Here's a passage that could provoke some controversy:
Although there is a strong argument for making working conditions more sympathetic to the needs of parents of both sexes, the underlying point is that many women—and certainly many women with children—do not care as much about striving ahead in their careers as men do. Men, the report found, are more motivated by pay and less by job satisfaction than women are. If managers, they are more likely to work long hours. They also take more risks—or, at least, are more frequently injured at work.
The consequence, as Len Shackleton, the IEA report’s main author, puts it, is that: “The widespread belief that the gender pay gap is a reflection of deep-rooted discrimination by employers is ill-informed and an unhelpful contribution to the debate. The pay gap is falling but is also a reflection of individuals’ lifestyle preferences. Government can’t regulate or legislate these away, and shouldn’t try to.” He failed to add, however, that these preferences are often the result of biological differences between the sexes.

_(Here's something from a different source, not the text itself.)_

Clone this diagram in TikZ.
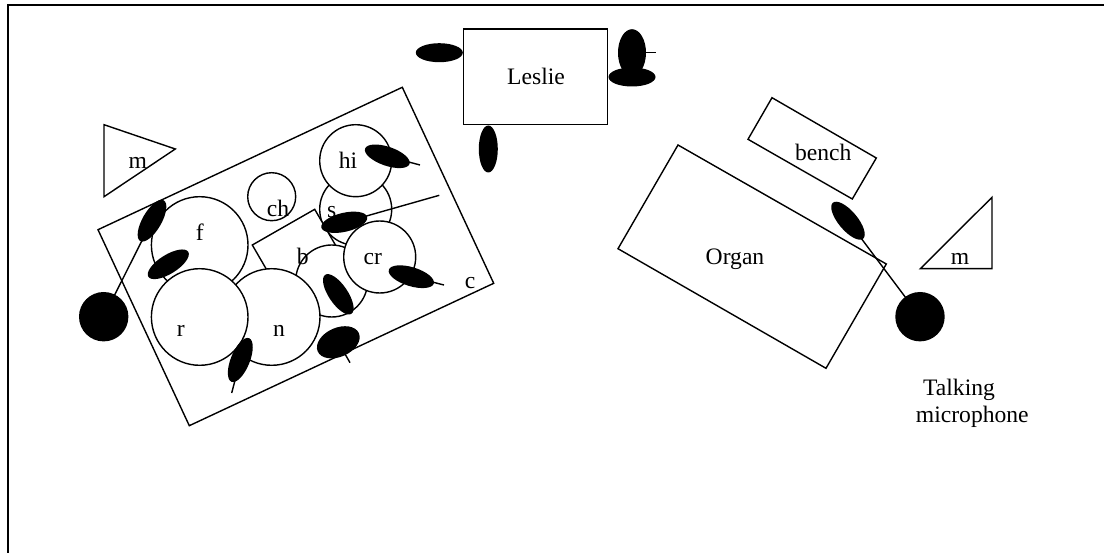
\documentclass[tikz,border=0pt]{standalone}
\usepackage{fontspec}
\setmainfont{Liberation Serif}
\usetikzlibrary{shapes.geometric}
\tikzset{
  ln/.style={draw=black,line width=1.4pt,line join=miter},
  kit/.style={circle,draw=black,fill=white,line width=1.4pt,inner sep=0pt},
  mic/.style={ellipse,fill=black,inner sep=0pt,minimum width=47pt,minimum height=19pt},
  stand/.style={circle,fill=black,inner sep=0pt,minimum size=49.4pt},
  lab/.style={anchor=base,inner sep=0pt,font=\fontsize{23.6}{26}\selectfont,text=black},
  wire/.style={draw=black,line width=1.4pt}
}
\begin{document}
\begin{tikzpicture}[x=1pt,y=-1pt]
\useasboundingbox (0,0) rectangle (1104,553);
\fill[white] (0,0) rectangle (1104,553);
% frame
\draw[line width=1.8pt] (7.7,553) -- (7.7,4.8) -- (1104,4.8);
% riser
\draw[ln] (402.3,87.3) -- (493.7,283.3) -- (189.3,425.7) -- (98,229.7) -- cycle;
% kit
\node[kit,minimum size=48pt] (ch) at (271.7,196.7) {};
\node[kit,minimum size=96.6pt] (f) at (199.7,245) {};
\node[kit,minimum size=72pt] (s) at (355.7,209.3) {};
\node[kit,minimum size=72pt] (hi) at (355.7,160.7) {};
\draw[ln,fill=white] (252.3,245) -- (314.7,209.3) -- (344.7,261) -- (282.3,296.7) -- cycle;
\node[kit,minimum size=72pt] (b) at (331.7,281) {};
\node[kit,minimum size=72pt] (cr) at (379.7,257) {};
\node[kit,minimum size=96.6pt] (n) at (271.7,317) {};
\node[kit,minimum size=96.6pt] (r) at (199.7,317) {};
% Leslie, organ, bench, triangles
\draw[ln] (463.7,29) rectangle (607.7,124.7);
\draw[ln] (772,97.7) -- (876.3,158) -- (852.3,199) -- (748,139.3) -- cycle;
\draw[ln] (678,145) -- (886.3,264) -- (826,368.3) -- (618,248.7) -- cycle;
\draw[ln] (104,124.7) -- (175.3,149) -- (104,196.7) -- cycle;
\draw[ln] (992,197.3) -- (992,268.7) -- (920.3,268.7) -- cycle;
% stands
\node[stand] (st1) at (103.7,316.7) {};
\node[stand] (st2) at (920,316.7) {};
% mics
\node[mic,rotate=60] (m1) at (152,220.7) {};
\node[mic,rotate=32] (m2) at (168.3,264.3) {};
\node[mic,rotate=68] (m3) at (240.3,360) {};
\node[mic,rotate=-56] (m4) at (338.3,294.3) {};
\node[mic,rotate=24,minimum height=29pt,minimum width=45pt] (m5) at (338.3,342.3) {};
\node[mic,rotate=-19] (m6) at (387.3,156.3) {};
\node[mic,rotate=13] (m7) at (344.3,222.3) {};
\node[mic,rotate=-17] (m8) at (411.3,276.7) {};
\node[mic] (m9) at (439.3,52.7) {};
\node[mic,rotate=90] (m10) at (488.3,149) {};
\node[mic,rotate=90,minimum height=28pt] (m11) at (632,52.7) {};
\node[mic] (m12) at (632,77) {};
\node[mic,rotate=-50] (m13) at (848,220.7) {};
% tail ends
\coordinate (t3) at (231.7,393);
\coordinate (t5) at (350,362.7);
\coordinate (t6) at (420,165);
\coordinate (t7) at (439.3,195.3);
\coordinate (t8) at (444,285);
\coordinate (t11) at (655.7,52.7);
% connectors
\draw[wire] (st1.center) -- (m1.center);
\draw[wire] (st2.center) -- (m13.center);
\draw[wire] (m3.center) -- (t3);
\draw[wire] (m5.center) -- (t5);
\draw[wire] (m6.center) -- (t6);
\draw[wire] (m7.center) -- (t7);
\draw[wire] (m8.center) -- (t8);
\draw[wire] (m11.center) -- (t11);
% labels
\node[lab] (lm1) at (137.7,169) {m};
\node[lab] (lf) at (199.7,240.7) {f};
\node[lab] (lr) at (180.7,336.7) {r};
\node[lab] (ln) at (279,336.7) {n};
\node[lab] (lch) at (278,216.7) {ch};
\node[lab] (lhi) at (348,169) {hi};
\node[lab] (ls) at (331.7,218) {s};
\node[lab] (lb) at (302.7,265) {b};
\node[lab] (lcr) at (372.7,265) {cr};
\node[lab] (lc) at (470,289) {c};
\node[lab] (lles) at (536,85) {Leslie};
\node[lab] (lben) at (823.3,160.7) {bench};
\node[lab] (lorg) at (735,265) {Organ};
\node[lab] (lm2) at (960,265) {m};
\node[lab] (ltalk) at (959,396) {Talking};
\node[lab] (lmic) at (972.3,422.7) {microphone};
\end{tikzpicture}
\end{document}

What goes for pay probably goes for career choice as well. At one extreme, it is foolish, as Kingsley Browne of Wayne State University, in Michigan, suggests, to expect equal outcomes in organisations like the armed forces. Not only are men stronger and more aggressive but, Mr Browne suggests, the psychology of both sexes has evolved to trust men (and not trust women) in combat, precisely because of this aggression and strength. At the other end of the scale, it is probably an opposite mixture of evolved aptitudes and attitudes that causes the domination by females of professions such as nursing.

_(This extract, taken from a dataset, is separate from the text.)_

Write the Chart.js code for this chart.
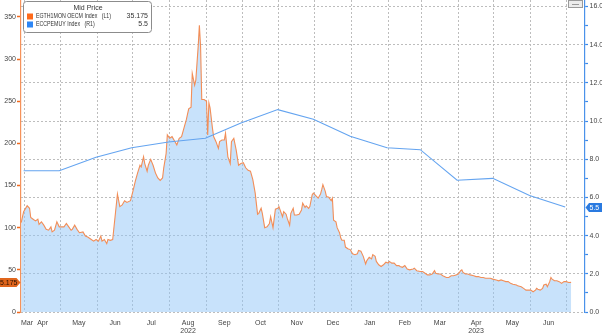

This is not to say there can be no good female soldiers or male nurses. Patently, there can. But it is not clear evidence of discrimination that they are rarer than their counterparts of the opposite sex. A Darwinian analysis of the matter cannot say where the equilibrium would lie in a world free from discrimination. But it can say with reasonable confidence that this equilibrium will often not be 50/50.

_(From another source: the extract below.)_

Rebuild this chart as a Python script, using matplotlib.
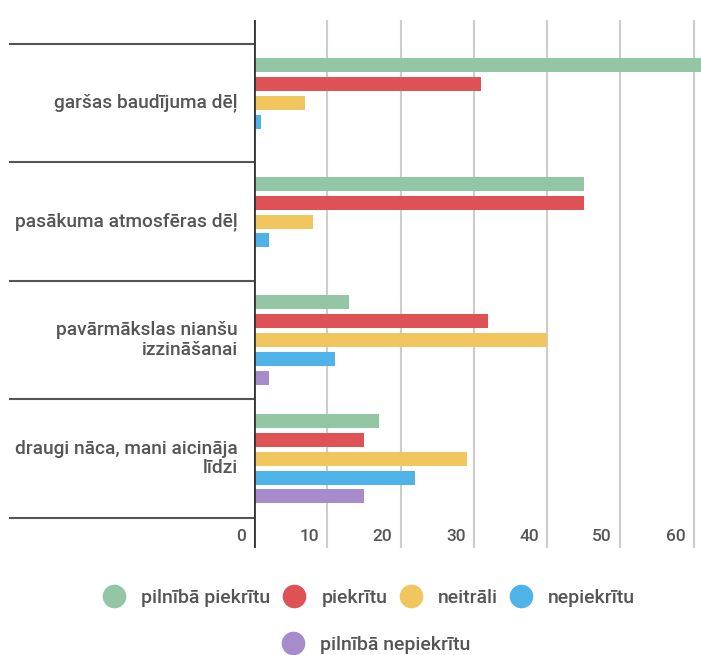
import matplotlib

matplotlib.use("Agg")
import matplotlib.pyplot as plt
from matplotlib.lines import Line2D


CATEGORIES = [
    "garšas baudījuma dēļ",
    "pasākuma atmosfēras dēļ",
    "pavārmākslas nianšu\nizzināšanai",
    "draugi nāca, mani aicināja\nlīdzi",
]
SERIES = [
    "pilnībā piekrītu",
    "piekrītu",
    "neitrāli",
    "nepiekrītu",
    "pilnībā nepiekrītu",
]
VALUES = {
    "pilnībā piekrītu": [61, 45, 13, 17],
    "piekrītu": [31, 45, 32, 15],
    "neitrāli": [7, 8, 40, 29],
    "nepiekrītu": [1, 2, 11, 22],
    "pilnībā nepiekrītu": [0, 0, 2, 15],
}
COLORS = ["#93C6A5", "#DE5256", "#F1C65E", "#4FB2E8", "#A78CCB"]
X_TICKS = [0, 10, 20, 30, 40, 50, 60]

plt.rcParams["font.family"] = ["Roboto", "DejaVu Sans"]

fig = plt.figure(figsize=(7.01, 6.55), dpi=100)
ax = fig.add_axes([254 / 701.0, 1 - 548 / 655.0, 1 - 254 / 701.0, 528 / 655.0])

slot = 0.159
bar_h = 0.118
for idx, (name, color) in enumerate(zip(SERIES, COLORS)):
    ys = [i + 0.5 + (idx - 2) * slot for i in range(len(CATEGORIES))]
    ax.barh(ys, VALUES[name], height=bar_h, color=color, zorder=3)

ax.set_xlim(0, 61)
ax.set_ylim(4.253, -0.2)
ax.set_xticks(X_TICKS)
ax.set_yticks([])
ax.tick_params(axis="x", length=0, labelbottom=False)
ax.grid(axis="x", color="#CCCCCC", linewidth=1.5, zorder=0)
for side in ["top", "right", "bottom", "left"]:
    ax.spines[side].set_visible(False)

# dark zero axis
ax.axvline(0, color="#333333", linewidth=2, zorder=4)

# category separators running into the label area
for i in range(len(CATEGORIES) + 1):
    ax.plot([-0.546, 0], [i, i], transform=ax.get_yaxis_transform(),
            color="#555555", linewidth=1.5, clip_on=False)

for i, label in enumerate(CATEGORIES):
    ax.annotate(label, xy=(0, i + 0.5), xycoords=ax.get_yaxis_transform(),
                xytext=(-11.5, 0), textcoords="offset points", ha="right",
                va="center", fontsize=13.8, fontweight="medium", color="#555555",
                linespacing=1.1)

for tick in X_TICKS:
    ax.annotate(str(tick), xy=(tick, 4.16), xytext=(-6, 0),
                textcoords="offset points", ha="right", va="center",
                fontsize=12.5, fontweight="medium", color="#555555",
                annotation_clip=False)

handles = [Line2D([], [], linestyle="none", marker="o", markersize=16,
                  markerfacecolor=c, markeredgecolor=c) for c in COLORS]
leg_kw = dict(frameon=False, fontsize=14, handlelength=1.0, handletextpad=0.9,
              columnspacing=0.7, labelcolor="#555555",
              prop={"size": 14, "weight": "medium"})
leg_kw.pop("fontsize")
fig.legend(handles[:4], SERIES[:4], loc="center", ncol=4,
           bbox_to_anchor=(370 / 701.0, 1 - 598 / 655.0), **leg_kw)
fig.legend(handles[4:], SERIES[4:], loc="center", ncol=1,
           bbox_to_anchor=(377 / 701.0, 1 - 645 / 655.0), **leg_kw)

fig.savefig("out.png", dpi=100)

Many may harrumph at such a Darwinian interpretation of feminism, and say that it is a circuitous route to a traditional destination. It isn’t: not expecting an equal distribution of the sexes within every profession is not the same as saying that a woman’s place is in the home.
Now, before I disqualify myself from ever working in academia in the future (I'm kidding!--I hope...), let me say that I don't agree with or endorse everything that they're saying here. However, I know that I had the very same question about gender parity when the issue was raised in my department. I agree that there should be more women in philosophy (both students and faculty), but I'm not convinced that we should expect a "natural" equilibrium of 50% men and 50% women. Now of course academic philosophy already appeals to such a small minority of people. Might it not be the case that there are certain characteristics it has (for example, its argumentative, competitive, sometimes even combative character) that makes it especially unappealing to many women?
One might argue here that maybe the problem is that academic philosophy is too competitive and should change, but even if that's so, the point still stands. To the extent that there are systematic differences in preferences between genders (whether these are "biological" or "cultural" is beside the point), we should expect to see disproportionate numbers of men and women participating in certain professions (or hobbies or what-have-you) in a society in which individuals are encouraged to choose careers (etc.) based on their own desires.
In any case, it's nice to see the point raised and the question asked. The headaches that are often the result of trying to reconcile values of diversity and equality (in particular, the caution with which one must frame one's arguments to avoid accusations of some pernicious "ism") is usually deterrent enough for most. Perhaps this is why there's no author's name clearly visible on the page.
One other point worth noting: I see evolutionary analysis as only a first step in the creation of social policy. In my view, a good society is one in which a sound fit is found between human nature and social institutions. Most people are only willing to try to change the latter and assume that the former is fixed. I disagree. I think human nature has been and is changed by civilization. (And it should be, because some parts of it are worth encouraging and other parts worth suppressing.) Whether those changes are the products of enculturation or a pharmacological/genetic intervention is, I would argue, immaterial.
As I see it, I'm something of a pragmatist. Which is more feasible: tweaking society so that it's satisfying to all individuals, or tweaking individuals so that they are better able to find satisfaction in a given society? Putting it like that is of course overly simplistic--it's clearly not an either/or, all-or-nothing situation--but why is it that so few are willing even to consider changes of the second type? Why accept biological nature's constraints when there is no good reason for them and when we have the power to mitigate or eliminate them? (See also my earlier post on not trusting nature for more on this perspective.)
In any case, I'm not calling for large-scale, bureaucratic human engineering. Rather, I just want individuals to have the freedom to modify their own bodies and minds however they like. Let the individual experiment, find a way to fit into a crazy world. Individuals in relative isolation may not be able to create a just society, but they may just be able to make their own existence, and the lives of those around them, more worthwhile. This is far easier than what I see as the alternative: reaching consensus (or at least having a majority agree) and implementing some more substantive ideal of what a just society is.
(This is a start. I may decide to develop this idea further in my forthcoming dissertation.)